Zurich Stadtarchiv administrators are facing a decision that has been quietly building since at least 2023: what to do with an estimated tens of thousands of duplicate digitised images spread across the city's overlapping institutional collections. The problem spans holdings at the Stadtarchiv on Neumarkt, the Zentralbibliothek on Zähringerplatz, and digitisation pipelines run in partnership with ETH Zürich's e-rara and e-manuscripta platforms. Multiple scans of the same photograph, map, or document now sit in different databases, consuming server capacity, confusing researchers, and complicating the city's ambitions for a unified open-access cultural portal.
The timing matters. Zurich's cantonal culture department has been pushing a digital-first public access agenda since the passage of the revised cantonal information law, which set a 2027 deadline for expanded digital access to public records. Institutions that cannot demonstrate clean, deduplicated archives risk losing preferential funding under the next cantonal culture grant cycle, with applications due in spring 2027. Getting the data in order is no longer a back-office IT question — it is a governance and financial one.
Where the Bottlenecks Are
The core technical difficulty is that no single authority owns the problem. The Zentralbibliothek operates under a separate board from the Stadtarchiv, and ETH Zürich's library directorate answers to the federal government in Bern rather than to Zurich city hall. Each institution digitised material independently, often using different metadata standards and file-naming conventions. A 1920s photograph of the Lindenhügel might appear under three catalogue IDs across three systems, with slightly different cropping, resolution, or rights annotations on each version.
Photographic duplicates are only part of it. The Baugeschichtliches Archiv, which holds the city's architectural photography collection and is housed inside the Stadthaus on Stadthausquai, contributed its own digitisation batch to the joint portal project in 2022. That batch overlapped substantially with material the Zentralbibliothek had already scanned. Staff at both institutions are aware of the overlap but, without a shared deduplication protocol, neither has moved decisively to resolve it.
Industry practice offers a reference point. The Europeana foundation, which aggregates digitised cultural content from institutions across thirty-plus European countries, published guidance in 2024 recommending that member institutions adopt perceptual hashing — a technique that generates a fingerprint for each image regardless of file format — as the baseline deduplication standard. Institutions that have implemented it report reducing redundant image records by between 15 and 40 percent, depending on the size and age of the collection. Zurich's institutions have not yet adopted a common standard.

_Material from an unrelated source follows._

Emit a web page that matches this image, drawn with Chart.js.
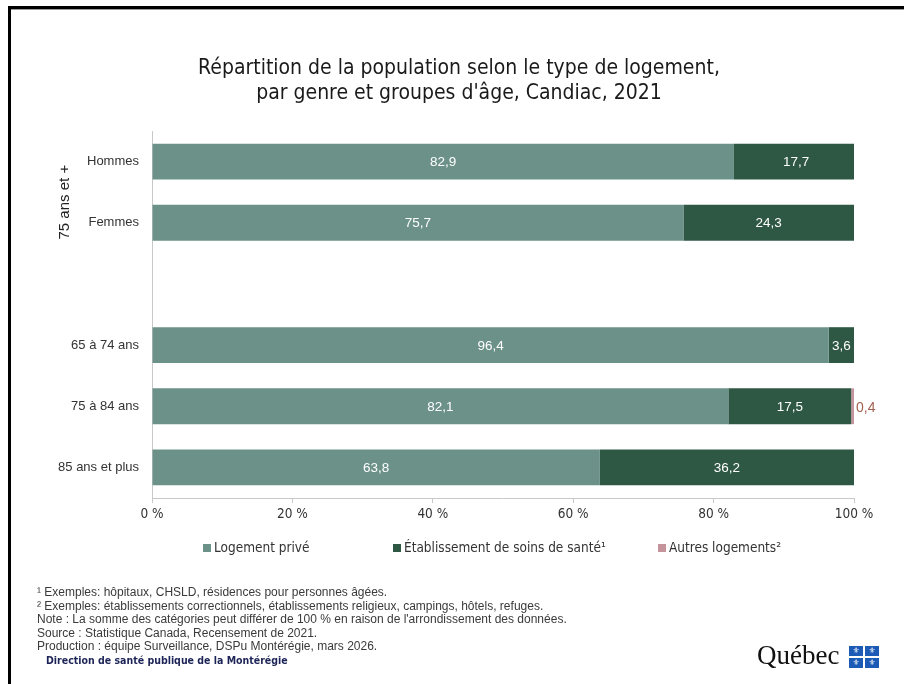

The Decisions That Cannot Wait
Three choices will define how this plays out. First, someone has to take institutional lead. The most practical candidate is the Stadtarchiv, which already hosts the joint data infrastructure agreement signed in January 2024 by the city, the Zentralbibliothek, and the Baugeschichtliches Archiv. But that agreement explicitly deferred the deduplication question to a later working group, which has met twice and produced no binding protocol.
Second, the institutions must agree on a canonical version rule — which scan survives when duplicates are merged, and who holds the authoritative rights record. This matters especially for images with commercial licensing potential, where conflicting rights annotations across databases create legal exposure.
Third, there is money. A full deduplication project across all three collections would require dedicated technical staff for at least twelve months, plus software licensing. Informal estimates circulating in cantonal culture circles put the cost somewhere in the range of CHF 400,000 to CHF 600,000 — significant but not extraordinary against the backdrop of the city's annual CHF 1.2 billion culture and education budget.
The next formal opportunity to move is a planned joint board meeting between the Stadtarchiv and Zentralbibliothek scheduled for September 2026. If that meeting produces a mandate, a deduplication working group with real authority could be operational by early 2027, just in time to satisfy the cantonal deadline. If it produces another deferral, the institutions will be filing their grant applications with archives that still cannot tell a researcher — or an auditor — how many unique images they actually hold.